◆ **REQUIRED TASK**
Emit the data below verbatim, stripping out any pictures.

◆ **RECORDED DATA**
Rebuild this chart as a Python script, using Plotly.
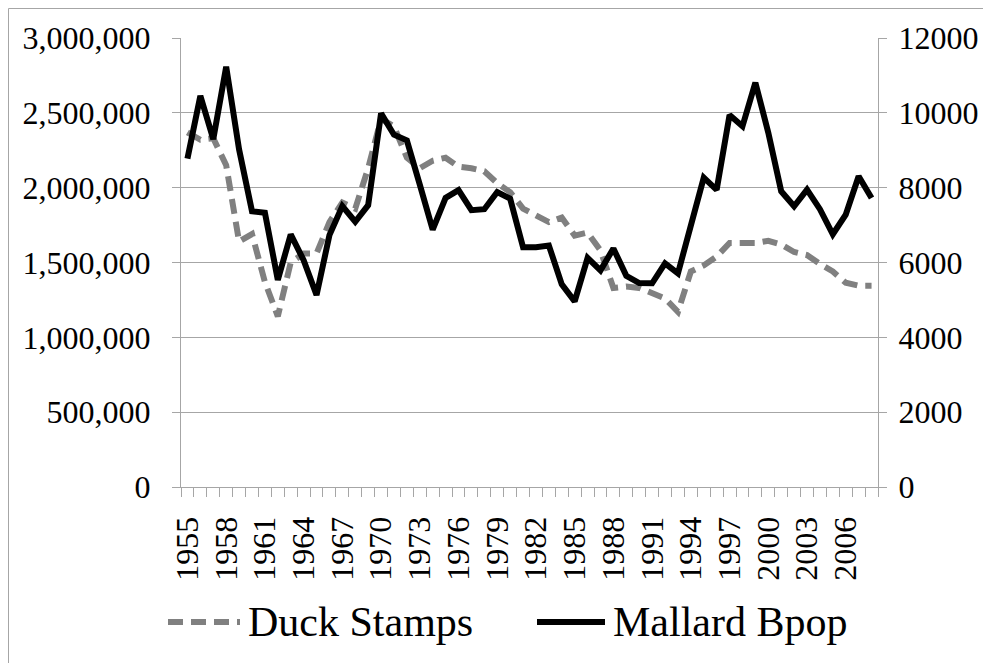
import plotly.graph_objects as go

years = list(range(1955, 2009))

duck_stamps = [2370000, 2320000, 2330000, 2150000, 1640000, 1690000, 1370000, 1140000, 1500000, 1560000,
               1560000, 1770000, 1900000, 1860000, 2130000, 2460000, 2410000, 2200000, 2130000, 2180000,
               2200000, 2140000, 2130000, 2110000, 2030000, 1970000, 1860000, 1820000, 1770000, 1800000,
               1680000, 1700000, 1580000, 1330000, 1340000, 1330000, 1300000, 1260000, 1170000, 1440000,
               1480000, 1540000, 1630000, 1630000, 1630000, 1645000, 1620000, 1570000, 1550000, 1490000,
               1440000, 1365000, 1345000, 1345000]

mallard_bpop = [8777, 10452, 9296, 11234, 9024, 7371, 7330, 5535, 6749, 6063,
                5131, 6731, 7509, 7089, 7531, 9986, 9416, 9265, 8079, 6880,
                7727, 7933, 7397, 7425, 7883, 7707, 6409, 6408, 6456, 5415,
                4961, 6124, 5790, 6375, 5645, 5452, 5444, 5976, 5708, 6980,
                8269, 7942, 9940, 9640, 10806, 9470, 7904, 7504, 7950, 7425,
                6755, 7277, 8307, 7724]

tick_years = list(range(1955, 2007, 3))
left_ticks = [0, 500000, 1000000, 1500000, 2000000, 2500000, 3000000]
right_ticks = [0, 2000, 4000, 6000, 8000, 10000, 12000]

FONT = "Liberation Serif, Times New Roman, serif"
GRID = "#a6a6a6"

# page offset from the default body margin of the html page
OFF = 8
W, H = 991 - OFF, 663 - OFF
L, R, T, B = 181 - OFF, 878 - OFF, 38 - OFF, 487 - OFF


def px(x):
    return (x - OFF - L) / (R - L)


def py(y):
    return 1 - (y - OFF - T) / (B - T)


fig = go.Figure()
fig.add_trace(go.Scatter(
    x=years, y=duck_stamps, name="Duck Stamps", mode="lines",
    line=dict(color="#808080", width=6, dash="15px,8px"), yaxis="y"))
fig.add_trace(go.Scatter(
    x=years, y=mallard_bpop, name="Mallard Bpop", mode="lines",
    line=dict(color="#000000", width=6), yaxis="y2"))

fig.update_layout(
    width=W, height=H,
    margin=dict(l=L, r=W - R, t=T, b=H - B, pad=0),
    plot_bgcolor="white", paper_bgcolor="white",
    showlegend=False,
    font=dict(family=FONT, size=32, color="black"),
    xaxis=dict(
        range=[1954.5, 2008.5], tickmode="array", tickvals=tick_years,
        ticktext=[str(y) for y in tick_years], tickangle=-90,
        ticks="", showgrid=False, zeroline=False,
        showline=True, linecolor=GRID, linewidth=1,
        ticklabelstandoff=16,
        tickfont=dict(family=FONT, size=32, color="black"),
        minor=dict(ticks="outside", tickmode="linear", tick0=1954.5, dtick=1,
                   ticklen=9, tickcolor=GRID, tickwidth=1, showgrid=False),
    ),
    yaxis=dict(
        range=[0, 3000000], tickmode="array", tickvals=left_ticks,
        tickformat=",", showgrid=True, gridcolor=GRID, gridwidth=1,
        zeroline=False, showline=True, linecolor=GRID, linewidth=1,
        ticks="outside", ticklen=8, tickcolor=GRID,
        ticklabelstandoff=15,
        tickfont=dict(family=FONT, size=32, color="black"),
    ),
    yaxis2=dict(
        range=[0, 12000], tickmode="array", tickvals=right_ticks,
        tickformat="d", overlaying="y", side="right",
        showgrid=False, zeroline=False, showline=True, linecolor=GRID, linewidth=1,
        ticks="outside", ticklen=8, tickcolor=GRID,
        ticklabelstandoff=5,
        tickfont=dict(family=FONT, size=32, color="black"),
    ),
)

legend_y = 622
shapes = [
    # outer chart border (top and left visible)
    dict(type="line", xref="paper", yref="paper", x0=px(8.5), x1=px(991), y0=py(8.5), y1=py(8.5),
         line=dict(color=GRID, width=1)),
    dict(type="line", xref="paper", yref="paper", x0=px(8.5), x1=px(8.5), y0=py(8.5), y1=py(663),
         line=dict(color=GRID, width=1)),
    # legend samples
    dict(type="line", xref="paper", yref="paper", x0=px(168), x1=px(240),
         y0=py(legend_y), y1=py(legend_y), line=dict(color="#808080", width=6, dash="15px,8px")),
    dict(type="line", xref="paper", yref="paper", x0=px(537), x1=px(605),
         y0=py(legend_y), y1=py(legend_y), line=dict(color="#000000", width=6)),
]
annotations = [
    dict(text="Duck Stamps", xref="paper", yref="paper", x=px(246), y=py(legend_y),
         xanchor="left", yanchor="middle", showarrow=False,
         font=dict(family=FONT, size=42, color="black")),
    dict(text="Mallard Bpop", xref="paper", yref="paper", x=px(611), y=py(legend_y),
         xanchor="left", yanchor="middle", showarrow=False,
         font=dict(family=FONT, size=42, color="black")),
]
fig.update_layout(shapes=shapes, annotations=annotations)

fig.write_html("out.html")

◆ **OUTPUT FOR THIS EXERCISE**
Rebuild this chart as a Python script, using Plotly.
import plotly.graph_objects as go

years = list(range(1955, 2009))

duck_stamps = [2370000, 2320000, 2330000, 2150000, 1640000, 1690000, 1370000, 1140000, 1500000, 1560000,
               1560000, 1770000, 1900000, 1860000, 2130000, 2460000, 2410000, 2200000, 2130000, 2180000,
               2200000, 2140000, 2130000, 2110000, 2030000, 1970000, 1860000, 1820000, 1770000, 1800000,
               1680000, 1700000, 1580000, 1330000, 1340000, 1330000, 1300000, 1260000, 1170000, 1440000,
               1480000, 1540000, 1630000, 1630000, 1630000, 1645000, 1620000, 1570000, 1550000, 1490000,
               1440000, 1365000, 1345000, 1345000]

mallard_bpop = [8777, 10452, 9296, 11234, 9024, 7371, 7330, 5535, 6749, 6063,
                5131, 6731, 7509, 7089, 7531, 9986, 9416, 9265, 8079, 6880,
                7727, 7933, 7397, 7425, 7883, 7707, 6409, 6408, 6456, 5415,
                4961, 6124, 5790, 6375, 5645, 5452, 5444, 5976, 5708, 6980,
                8269, 7942, 9940, 9640, 10806, 9470, 7904, 7504, 7950, 7425,
                6755, 7277, 8307, 7724]

tick_years = list(range(1955, 2007, 3))
left_ticks = [0, 500000, 1000000, 1500000, 2000000, 2500000, 3000000]
right_ticks = [0, 2000, 4000, 6000, 8000, 10000, 12000]

FONT = "Liberation Serif, Times New Roman, serif"
GRID = "#a6a6a6"

# page offset from the default body margin of the html page
OFF = 8
W, H = 991 - OFF, 663 - OFF
L, R, T, B = 181 - OFF, 878 - OFF, 38 - OFF, 487 - OFF


def px(x):
    return (x - OFF - L) / (R - L)


def py(y):
    return 1 - (y - OFF - T) / (B - T)


fig = go.Figure()
fig.add_trace(go.Scatter(
    x=years, y=duck_stamps, name="Duck Stamps", mode="lines",
    line=dict(color="#808080", width=6, dash="15px,8px"), yaxis="y"))
fig.add_trace(go.Scatter(
    x=years, y=mallard_bpop, name="Mallard Bpop", mode="lines",
    line=dict(color="#000000", width=6), yaxis="y2"))

fig.update_layout(
    width=W, height=H,
    margin=dict(l=L, r=W - R, t=T, b=H - B, pad=0),
    plot_bgcolor="white", paper_bgcolor="white",
    showlegend=False,
    font=dict(family=FONT, size=32, color="black"),
    xaxis=dict(
        range=[1954.5, 2008.5], tickmode="array", tickvals=tick_years,
        ticktext=[str(y) for y in tick_years], tickangle=-90,
        ticks="", showgrid=False, zeroline=False,
        showline=True, linecolor=GRID, linewidth=1,
        ticklabelstandoff=16,
        tickfont=dict(family=FONT, size=32, color="black"),
        minor=dict(ticks="outside", tickmode="linear", tick0=1954.5, dtick=1,
                   ticklen=9, tickcolor=GRID, tickwidth=1, showgrid=False),
    ),
    yaxis=dict(
        range=[0, 3000000], tickmode="array", tickvals=left_ticks,
        tickformat=",", showgrid=True, gridcolor=GRID, gridwidth=1,
        zeroline=False, showline=True, linecolor=GRID, linewidth=1,
        ticks="outside", ticklen=8, tickcolor=GRID,
        ticklabelstandoff=15,
        tickfont=dict(family=FONT, size=32, color="black"),
    ),
    yaxis2=dict(
        range=[0, 12000], tickmode="array", tickvals=right_ticks,
        tickformat="d", overlaying="y", side="right",
        showgrid=False, zeroline=False, showline=True, linecolor=GRID, linewidth=1,
        ticks="outside", ticklen=8, tickcolor=GRID,
        ticklabelstandoff=5,
        tickfont=dict(family=FONT, size=32, color="black"),
    ),
)

legend_y = 622
shapes = [
    # outer chart border (top and left visible)
    dict(type="line", xref="paper", yref="paper", x0=px(8.5), x1=px(991), y0=py(8.5), y1=py(8.5),
         line=dict(color=GRID, width=1)),
    dict(type="line", xref="paper", yref="paper", x0=px(8.5), x1=px(8.5), y0=py(8.5), y1=py(663),
         line=dict(color=GRID, width=1)),
    # legend samples
    dict(type="line", xref="paper", yref="paper", x0=px(168), x1=px(240),
         y0=py(legend_y), y1=py(legend_y), line=dict(color="#808080", width=6, dash="15px,8px")),
    dict(type="line", xref="paper", yref="paper", x0=px(537), x1=px(605),
         y0=py(legend_y), y1=py(legend_y), line=dict(color="#000000", width=6)),
]
annotations = [
    dict(text="Duck Stamps", xref="paper", yref="paper", x=px(246), y=py(legend_y),
         xanchor="left", yanchor="middle", showarrow=False,
         font=dict(family=FONT, size=42, color="black")),
    dict(text="Mallard Bpop", xref="paper", yref="paper", x=px(611), y=py(legend_y),
         xanchor="left", yanchor="middle", showarrow=False,
         font=dict(family=FONT, size=42, color="black")),
]
fig.update_layout(shapes=shapes, annotations=annotations)

fig.write_html("out.html")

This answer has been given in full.